Aim of the task
Repeat everything from the first line of the listing below through the line that contains "ax.add_patch(Circle((264, 245), 238, color=blue, lw=0))", exactly. Leave out pictures.

* begin *

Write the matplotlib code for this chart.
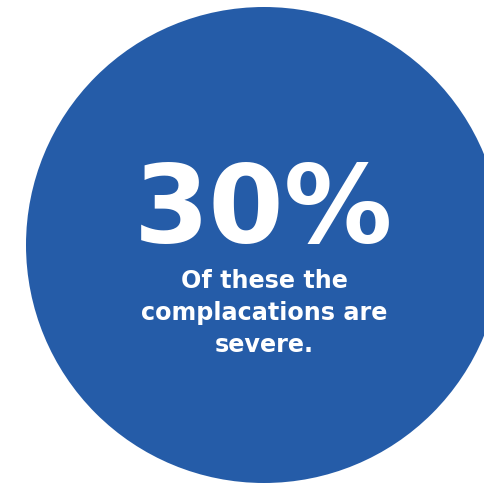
import matplotlib
matplotlib.use("Agg")
import matplotlib.pyplot as plt
from matplotlib.patches import Circle

# values
share = "30%"
caption_lines = ["Of these the", "complacations are", "severe."]

W, H = 485, 484
blue = "#255ca8"

fig = plt.figure(figsize=(W / 100, H / 100), dpi=100)
ax = fig.add_axes([0, 0, 1, 1])
ax.set_xlim(0, W)
ax.set_ylim(H, 0)
ax.set_aspect("equal")
ax.axis("off")

ax.add_patch(Circle((264, 245), 238, color=blue, lw=0))

ax.text(264, 242, share, color="white", fontsize=78, fontweight="bold",
        family="DejaVu Sans", ha="center", va="baseline")

for i, line in enumerate(caption_lines):
    ax.text(264, 288 + 32 * i, line, color="white", fontsize=17.2,
            fontweight="bold", family="DejaVu Sans", ha="center", va="baseline")

fig.savefig("out.png", dpi=100)
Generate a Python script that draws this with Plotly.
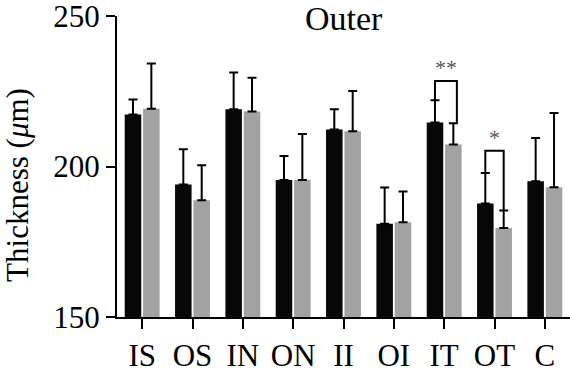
import plotly.graph_objects as go

categories = ["IS", "OS", "IN", "ON", "II", "OI", "IT", "OT", "C"]
group1_mean = [217.3, 194.0, 219.0, 195.5, 212.3, 181.0, 214.6, 187.7, 195.1]
group1_err = [5.0, 11.7, 12.2, 8.0, 6.7, 12.0, 7.4, 10.1, 14.4]
group2_mean = [219.2, 188.8, 218.3, 195.5, 211.7, 181.5, 207.3, 179.6, 193.1]
group2_err = [15.0, 11.6, 11.2, 15.3, 13.4, 10.2, 7.1, 5.8, 24.7]
y_ticks = [150, 200, 250]

# significance brackets: category index, label, bracket top value
sig_index = [6, 7]
sig_label = ["**", "*"]
sig_top = [228.4, 205.2]

FONT = "Liberation Serif"
x_idx = list(range(len(categories)))

fig = go.Figure()
fig.add_trace(go.Bar(
    x=x_idx, y=[m - 150 for m in group1_mean], base=150,
    marker=dict(color="#070707", line=dict(width=0)),
    error_y=dict(type="data", symmetric=False, array=group1_err,
                 arrayminus=[0] * len(group1_err), color="#000000",
                 thickness=2, width=4.5),
    showlegend=False, cliponaxis=False,
))
fig.add_trace(go.Bar(
    x=x_idx, y=[m - 150 for m in group2_mean], base=150,
    marker=dict(color="#a2a2a2", line=dict(width=0)),
    error_y=dict(type="data", symmetric=False, array=group2_err,
                 arrayminus=[0] * len(group2_err), color="#000000",
                 thickness=2, width=4.5),
    showlegend=False, cliponaxis=False,
))

off = 0.1825
for i, lab, top in zip(sig_index, sig_label, sig_top):
    xl = i - off
    xr = i + off + (0.07 if lab == "**" else 0.0)
    yl = group1_mean[i] + group1_err[i]
    yr = group2_mean[i] + group2_err[i]
    fig.add_shape(type="path", xref="x", yref="y",
                  path=f"M {xl} {yl} L {xl} {top} L {xr} {top} L {xr} {yr}",
                  line=dict(color="#000000", width=2))
    fig.add_annotation(x=(xl + xr) / 2, y=top, xref="x", yref="y",
                       text=lab, showarrow=False, yanchor="bottom", yshift=-1,
                       font=dict(family=FONT, size=22, color="#555555"))

fig.add_annotation(x=0.502, y=0.993, xref="paper", yref="paper", text="Outer",
                   showarrow=False, xanchor="center", yanchor="middle",
                   font=dict(family=FONT, size=34, color="#000000"))
fig.add_annotation(x=-0.22, y=0.44, xref="paper", yref="paper",
                   text="Thickness (<i>μ</i>m)", textangle=-90,
                   showarrow=False, xanchor="center", yanchor="middle",
                   font=dict(family=FONT, size=31, color="#000000"))

fig.update_layout(
    width=570, height=374,
    margin=dict(l=117, r=0, t=16, b=57, autoexpand=False),
    paper_bgcolor="white", plot_bgcolor="white",
    barmode="group", bargap=0.27, bargroupgap=0.1,
    font=dict(family=FONT, size=30, color="#000000"),
)
fig.update_xaxes(
    range=[-0.5, 8.5], tickmode="array", tickvals=x_idx, ticktext=categories,
    showline=True, linecolor="#000000", linewidth=2,
    ticks="outside", ticklen=10, tickwidth=2, tickcolor="#000000",
    showgrid=False, zeroline=False, automargin=False,
    ticklabeloverflow="allow",
    tickfont=dict(family=FONT, size=31, color="#000000"),
)
fig.update_yaxes(
    range=[150, 250], tickmode="array", tickvals=y_ticks,
    showline=True, linecolor="#000000", linewidth=2,
    ticks="outside", ticklen=9, tickwidth=2, tickcolor="#000000",
    showgrid=False, zeroline=False, automargin=False,
    ticklabeloverflow="allow",
    tickfont=dict(family=FONT, size=31, color="#000000"),
)

fig.write_html(
    "out.html",
    config={"displayModeBar": False},
    post_script="document.body.style.margin='0';document.body.style.padding='0';",
)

* end *

Task result
Write the matplotlib code for this chart.
import matplotlib
matplotlib.use("Agg")
import matplotlib.pyplot as plt
from matplotlib.patches import Circle

# values
share = "30%"
caption_lines = ["Of these the", "complacations are", "severe."]

W, H = 485, 484
blue = "#255ca8"

fig = plt.figure(figsize=(W / 100, H / 100), dpi=100)
ax = fig.add_axes([0, 0, 1, 1])
ax.set_xlim(0, W)
ax.set_ylim(H, 0)
ax.set_aspect("equal")
ax.axis("off")

ax.add_patch(Circle((264, 245), 238, color=blue, lw=0))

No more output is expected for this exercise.